I just had a quick look at your post. I will come back to you later today with a reply (added to list)

I feel your pain regarding steemit. I too am not sure smt will solve the problem. and from analysing the data, there are a lot of problems.

Thank you again for your comment, I upvoted with my 5 cents

Thanks for your helpful comment and vote, Paula. It was clear that “dollars to be received” was not the force driving you to put together such a long and extremely useful piece.

I appreciate your offer to come back to me about my post. However, I do not want to go ahead with the work that I had in mind; because the conclusions that I thought I might reach and which might be helpful to authors can be dug out of your data and text, along with the follow-up comments.

The only important finding not stated in this web page (as I recall), and which emerges from the work that I had begun in another related post, is the strong suggestion in the data patterns that (a) certain classes of content tend to be significantly better favoured than others in terms of payout level, and (b) within each class you should expect a substantial payment mainly after you have built up a following large enough to bring you close to 200+ votes soon after your post (and probably including at least one whale).

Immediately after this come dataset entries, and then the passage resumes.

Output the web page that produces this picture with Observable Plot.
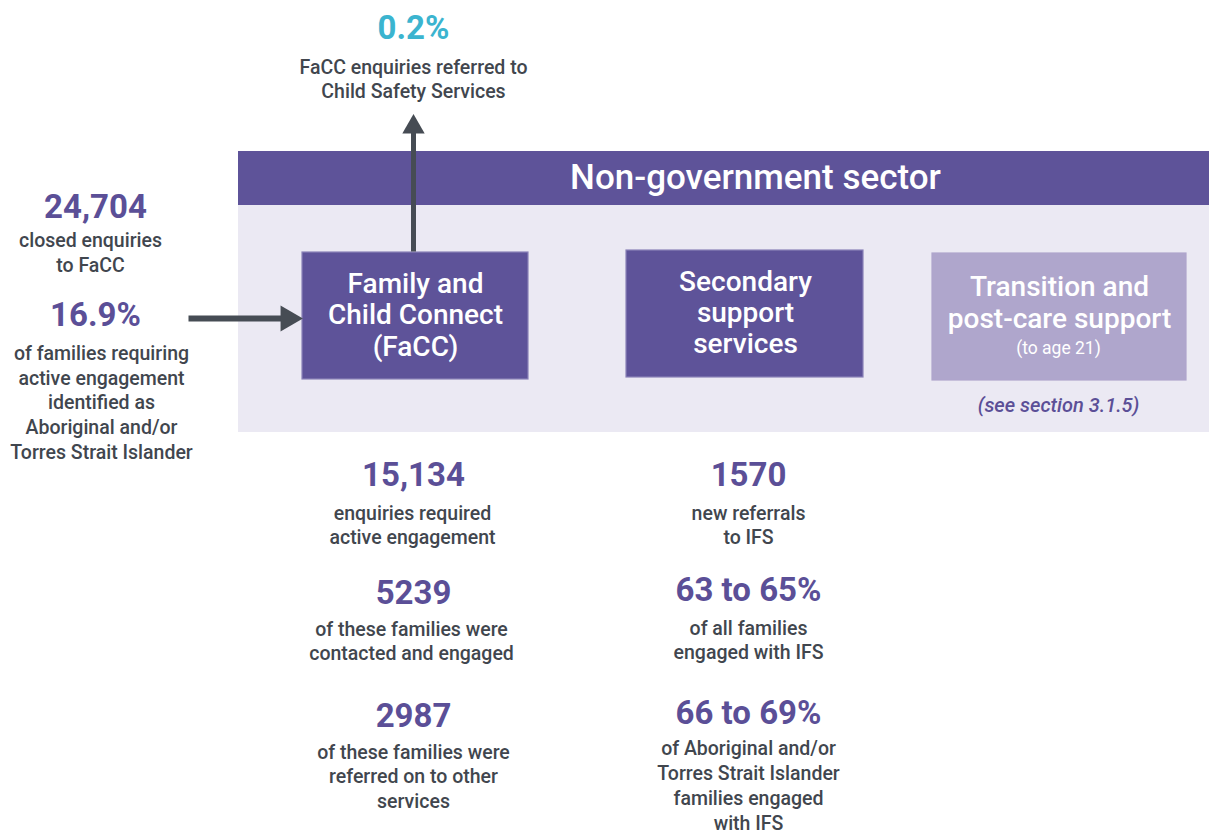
<!DOCTYPE html>
<html>
<head>
<meta charset="utf-8">
<script src="https://cdn.jsdelivr.net/npm/d3@7"></script>
<script src="https://cdn.jsdelivr.net/npm/@observablehq/plot@0.6"></script>
<style>
  html, body { margin: 0; padding: 0; background: #ffffff; }
  svg { display: block; }
</style>
</head>
<body>
<div id="chart"></div>
<script>
// ---------- content (values and texts) ----------
const sectorTitle = "Non-government sector";
const serviceBoxes = ["Family and\nChild Connect\n(FaCC)", "Secondary\nsupport\nservices", "Transition and\npost-care support"];
const serviceNotes = ["(to age 21)"];
const sectionRef = ["(see section 3.1.5)"];
const headlineValues = ["0.2%", "24,704", "16.9%", "15,134", "5239", "2987", "1570", "63 to 65%", "66 to 69%"];
const headlineCaptions = [
  "FaCC enquiries referred to\nChild Safety Services",
  "closed enquiries\nto FaCC",
  "of families requiring\nactive engagement\nidentified as\nAboriginal and/or\nTorres Strait Islander",
  "enquiries required\nactive engagement",
  "of these families were\ncontacted and engaged",
  "of these families were\nreferred on to other\nservices",
  "new referrals\nto IFS",
  "of all families\nengaged with IFS",
  "of Aboriginal and/or\nTorres Strait Islander\nfamilies engaged\nwith IFS"
];

// ---------- layout (positions, kept apart from the content) ----------
const W = 1209, H = 834;
const panelLayout = [
  {x1: 238, x2: 1209, y1: 205, y2: 432, fill: "#ebe9f3"},
  {x1: 238, x2: 1209, y1: 151, y2: 205, fill: "#5e5399"}
];
const boxLayout = [
  {x1: 302, x2: 528, y1: 252, y2: 379, fill: "#5e5399", stroke: "#8a82b8", cx: 415, cy: 314},
  {x1: 626, x2: 863, y1: 250, y2: 377, fill: "#5e5399", stroke: "#8a82b8", cx: 745, cy: 311.5},
  {x1: 932, x2: 1186, y1: 253, y2: 380, fill: "#afa6cc", stroke: "#afa6cc", cx: 1059, cy: 301.5}
];
const headlineLayout = [
  {x: 413, y: 28, fill: "#3bb4cf"},
  {x: 95, y: 207}, {x: 95, y: 315},
  {x: 413, y: 475}, {x: 413, y: 593}, {x: 413, y: 716},
  {x: 748, y: 475}, {x: 748, y: 590}, {x: 748, y: 713}
];
const captionLayout = [
  {x: 413, y: 77.5}, {x: 90, y: 251}, {x: 101, y: 401},
  {x: 412, y: 523.5}, {x: 411, y: 639.5}, {x: 413, y: 775},
  {x: 748, y: 523.5}, {x: 748, y: 638.5}, {x: 748, y: 784}
];
const upShaft = [{x1: 413, y1: 251, x2: 413, y2: 130}];
const rightShaft = [{x1: 188, y1: 318, x2: 284, y2: 318}];
const upHead = [{x: 413, y: 126.5}];
const rightHead = [{x: 287.5, y: 318}];

const purple = "#5b4f97";
const grey = "#41464e";
const arrowGrey = "#464c54";
const font = "Roboto, 'Noto Sans', sans-serif";

const boxes = serviceBoxes.map((t, i) => ({...boxLayout[i], text: t}));
const headlines = headlineValues.map((t, i) => ({...headlineLayout[i], text: t, fill: headlineLayout[i].fill || purple}));
const captions = headlineCaptions.map((t, i) => ({...captionLayout[i], text: t}));

const chart = Plot.plot({
  width: W,
  height: H,
  margin: 0,
  x: {domain: [0, W], range: [0, W], axis: null},
  y: {domain: [0, H], range: [0, H], axis: null},
  style: {fontFamily: font, background: "#ffffff"},
  marks: [
    Plot.rect(panelLayout, {x1: "x1", x2: "x2", y1: "y1", y2: "y2", fill: d => d.fill}),
    Plot.rect(boxes, {x1: "x1", x2: "x2", y1: "y1", y2: "y2", fill: d => d.fill, stroke: d => d.stroke, strokeWidth: 1.2}),
    Plot.text([sectorTitle], {x: () => 755, y: () => 177, text: d => d, fill: "#ffffff", fontSize: 35, fontWeight: 500, textAnchor: "middle", lineAnchor: "middle"}),
    Plot.text(boxes, {x: "cx", y: "cy", text: "text", fill: "#ffffff", fontSize: 28, fontWeight: 500, lineHeight: 1.11, textAnchor: "middle", lineAnchor: "middle"}),
    Plot.text(serviceNotes, {x: () => 1058, y: () => 348, text: d => d, fill: "#ffffff", fontSize: 17.5, textAnchor: "middle", lineAnchor: "middle"}),
    Plot.text(sectionRef, {x: () => 1058, y: () => 405, text: d => d, fill: purple, fontSize: 20, fontWeight: 500, fontStyle: "italic", textAnchor: "middle", lineAnchor: "middle"}),
    Plot.link(upShaft, {x1: "x1", y1: "y1", x2: "x2", y2: "y2", stroke: arrowGrey, strokeWidth: 5}),
    Plot.link(rightShaft, {x1: "x1", y1: "y1", x2: "x2", y2: "y2", stroke: arrowGrey, strokeWidth: 6}),
    Plot.dot(upHead, {x: "x", y: "y", r: 8.3, symbol: "triangle", fill: arrowGrey, stroke: null}),
    Plot.dot(rightHead, {x: "x", y: "y", r: 9.6, rotate: 90, symbol: "triangle", fill: arrowGrey, stroke: null}),
    Plot.text(headlines, {x: "x", y: "y", text: "text", fill: d => d.fill, fontSize: 33, fontWeight: 700, textAnchor: "middle", lineAnchor: "middle"}),
    Plot.text(captions, {x: "x", y: "y", text: "text", fill: grey, fontSize: 19.5, fontWeight: 500, lineHeight: 1.27, textAnchor: "middle", lineAnchor: "middle"})
  ]
});
document.getElementById("chart").appendChild(chart);
</script>
</body>
</html>
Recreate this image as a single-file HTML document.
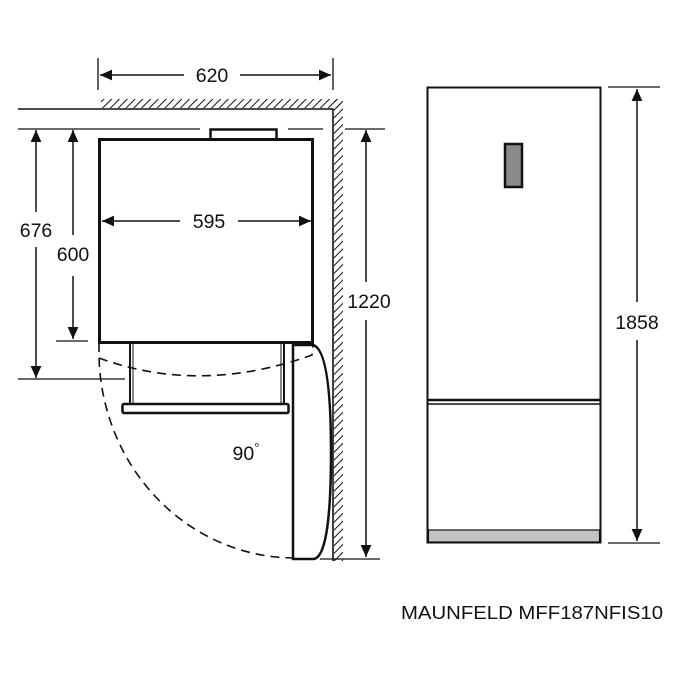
<!DOCTYPE html>
<html><head><meta charset="utf-8"><style>
html,body{margin:0;padding:0;background:#fff;}
svg{display:block}
text{font-family:"Liberation Sans",Arial,sans-serif;fill:#111}
</style></head><body>
<svg width="700" height="678" viewBox="0 0 700 678" xmlns="http://www.w3.org/2000/svg">
<defs>
<pattern id="h" width="5.5" height="5.5" patternUnits="userSpaceOnUse" patternTransform="rotate(45)">
<line x1="0" y1="0" x2="0" y2="5.5" stroke="#111" stroke-width="2"/>
</pattern>
<marker id="a" viewBox="0 0 10 10" refX="10" refY="5" markerWidth="13" markerHeight="12" markerUnits="userSpaceOnUse" orient="auto-start-reverse"><path d="M0,0.5 L10,5 L0,9.5z" fill="#111"/></marker>
</defs>
<g stroke="#111" fill="none">
<line x1="98" y1="58" x2="98" y2="90" stroke-width="1.3"/>
<line x1="333" y1="58" x2="333" y2="90" stroke-width="1.3"/>
<line x1="100" y1="75" x2="184" y2="75" stroke-width="1.5" marker-start="url(#a)"/>
<line x1="240" y1="75" x2="331" y2="75" stroke-width="1.5" marker-end="url(#a)"/>
<rect x="101" y="99" width="241" height="9" fill="url(#h)" stroke="none"/>
<rect x="334" y="99" width="9" height="462" fill="url(#h)" stroke="none"/>
<polyline points="18,109 333,109 333,561" stroke-width="1.6"/>
<line x1="18" y1="129" x2="200" y2="129" stroke-width="1.3"/>
<line x1="288" y1="129" x2="323" y2="129" stroke-width="1.3"/>
<line x1="345" y1="129" x2="385" y2="129" stroke-width="1.3"/>
<rect x="99.5" y="139.5" width="213" height="203" stroke-width="3"/>
<rect x="210.5" y="129.5" width="66" height="10" stroke-width="2.5"/>
<line x1="102" y1="221" x2="180" y2="221" stroke-width="1.5" marker-start="url(#a)"/>
<line x1="238" y1="221" x2="311" y2="221" stroke-width="1.5" marker-end="url(#a)"/>
<line x1="36" y1="130" x2="36" y2="212" stroke-width="1.5" marker-start="url(#a)"/>
<line x1="36" y1="247" x2="36" y2="378" stroke-width="1.5" marker-end="url(#a)"/>
<line x1="73" y1="130" x2="73" y2="235" stroke-width="1.5" marker-start="url(#a)"/>
<line x1="73" y1="276" x2="73" y2="339" stroke-width="1.5" marker-end="url(#a)"/>
<line x1="56" y1="341" x2="88" y2="341" stroke-width="1.3"/>
<line x1="18" y1="379" x2="125" y2="379" stroke-width="1.3"/>
<line x1="130" y1="343" x2="130" y2="404" stroke-width="2"/>
<line x1="133" y1="343" x2="133" y2="404" stroke-width="1"/>
<line x1="281" y1="343" x2="281" y2="404" stroke-width="1"/>
<line x1="284" y1="343" x2="284" y2="404" stroke-width="2"/>
<rect x="122.5" y="404" width="166" height="9" rx="1.5" stroke-width="2.5"/>
<path d="M293,559 L293,345 L313,345 Q331,350 331,452 Q331,559 313,559 Z" stroke-width="2.5"/>
<path d="M99,343 L99,352 A196 206 0 0 0 295,558" stroke-width="1.6" stroke-dasharray="9,6"/>
<path d="M99,358 Q200,395 312,355 L313,345" stroke-width="1.6" stroke-dasharray="9,6"/>
<line x1="366" y1="130" x2="366" y2="282" stroke-width="1.5" marker-start="url(#a)"/>
<line x1="366" y1="320" x2="366" y2="557" stroke-width="1.5" marker-end="url(#a)"/>
<line x1="320" y1="559" x2="380" y2="559" stroke-width="1.3"/>
<rect x="427.5" y="87.5" width="173" height="455" stroke-width="2"/>
<line x1="428" y1="400" x2="600" y2="400" stroke-width="2.5"/>
<line x1="428" y1="404" x2="600" y2="404" stroke-width="1.5"/>
<rect x="428.5" y="530" width="171" height="12" fill="#c4c4c4" stroke-width="1.2"/>
<rect x="505" y="144" width="17" height="43" fill="#8a8a8a" stroke-width="2.5"/>
<line x1="608" y1="87" x2="660" y2="87" stroke-width="1.3"/>
<line x1="608" y1="543" x2="660" y2="543" stroke-width="1.3"/>
<line x1="637" y1="89" x2="637" y2="302" stroke-width="1.5" marker-start="url(#a)"/>
<line x1="637" y1="340" x2="637" y2="541" stroke-width="1.5" marker-end="url(#a)"/>
</g>
<g font-size="19.5" text-anchor="middle">
<text x="212" y="82">620</text>
<text x="209" y="228">595</text>
<text x="36" y="237">676</text>
<text x="73" y="261">600</text>
<text x="369" y="308">1220</text>
<text x="637" y="329">1858</text>
<text x="246" y="460">90<tspan font-size="13" dy="-8">°</tspan></text>
</g>
<text x="401" y="619" font-size="18.5" textLength="262" lengthAdjust="spacingAndGlyphs">MAUNFELD MFF187NFIS10</text>
</svg>
</body></html>
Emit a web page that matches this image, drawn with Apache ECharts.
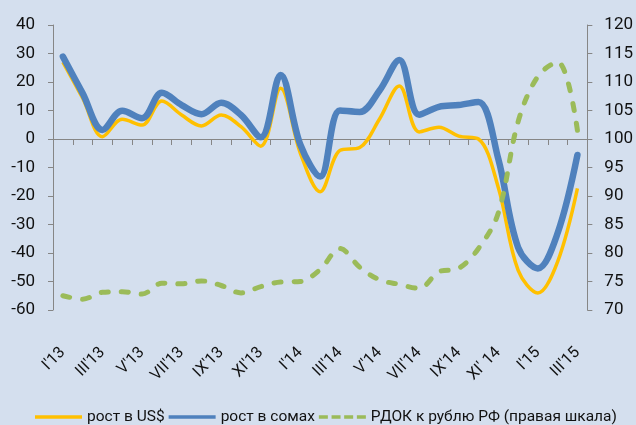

Anyway, I’m going to focus now on discovering the people in my communities of interest and finding a way to be happy with their company. In the meantime, though, I will keep following you and pay attention to your articles.

Please do join us on discord anyway, you might just find other members on steemit with similar interests. There are a number of noted communities on this server, and if you can not find one, we can help you set one up. There are good people here on steemit :-)

BTW Paula, I just saw another author include in his post his Public Key addresses for BTC, ETH, LTC, DOGE, STEEM, etc., while suggesting reader donations. I asked him if he was getting flak for doing so, and tells me "no" and that he sees some whales doing the same.

I think it is a fabulous idea for people like you and I who will take many hours/days to produce stuff with 'green content' and good value for use by a relatively small audience of specialists. I strongly advise you to do that, so that we who understand what sort of effort, knowledge and skill are behind your output can take action to try and make up for the ridiculous "payment" you are getting from the system. Pl. note, that I was already offering to pay people directly for their work to help me in my projects, and that is precisely because I find the payment levels available to us meaningless!

that is very interesting, and worth considering. I have been working online 7 years now @lestatisticien. I am on steemit only a few months. I will tell you my growth on steemit has been more rapid that many other platforms. I live in Ireland, posting on steemit does not pay to make a living here. But look at other countries where $10 a day makes a big difference. That is where steemit can benefit.